A federal appeals court Tuesday endorsed the government's sweeping authority to detain terrorism suspects whom it can link to al-Qaeda, the Taliban and affiliated groups.
The ruling by a three-judge panel of the U.S. Court of Appeals for the D.C. Circuit upheld a lower court's decision in 2008 that the government may continue to detain a Yemeni, an admitted cook for a group allied with the Taliban. The prisoner, Ghaleb Nassar al-Bihani, has been held at the U.S. military facility at Guantanamo Bay, Cuba, since 2002.
The decision would make it more difficult for some detainees to win release through federal lawsuits challenging their confinements because it so strongly backs the government's authority, legal experts said.
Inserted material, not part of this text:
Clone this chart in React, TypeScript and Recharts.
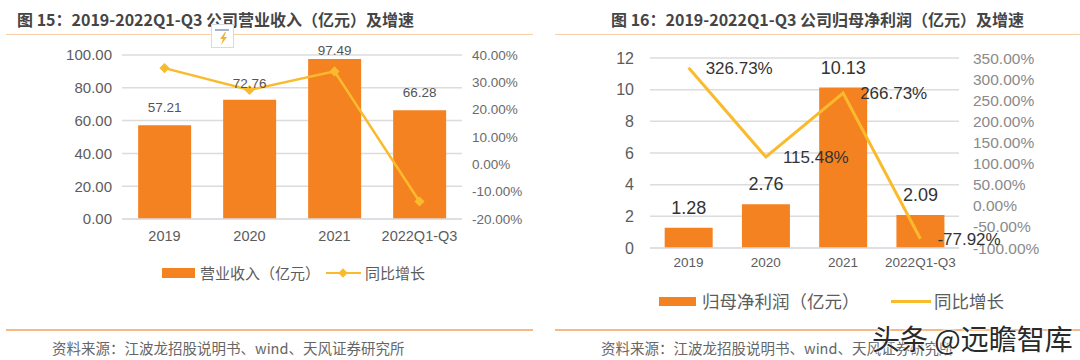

"This is a big win for the government," said Robert Chesney, a national security law professor at the University of Texas.Two of the judges on the three-judge panel were George W. Bush appointees: Janice Rogers Brown and Brett Kavanaugh. "Viewed in full, the facts show Al-Bihani was part of and supported a group—prior to and after September 11—that was affiliated with Al Qaeda and Taliban forces and engaged in hostilities against a U.S. Coalition partner. Al-Bihani, therefore, falls squarely within the scope of the President’s statutory detention powers," the court wrote.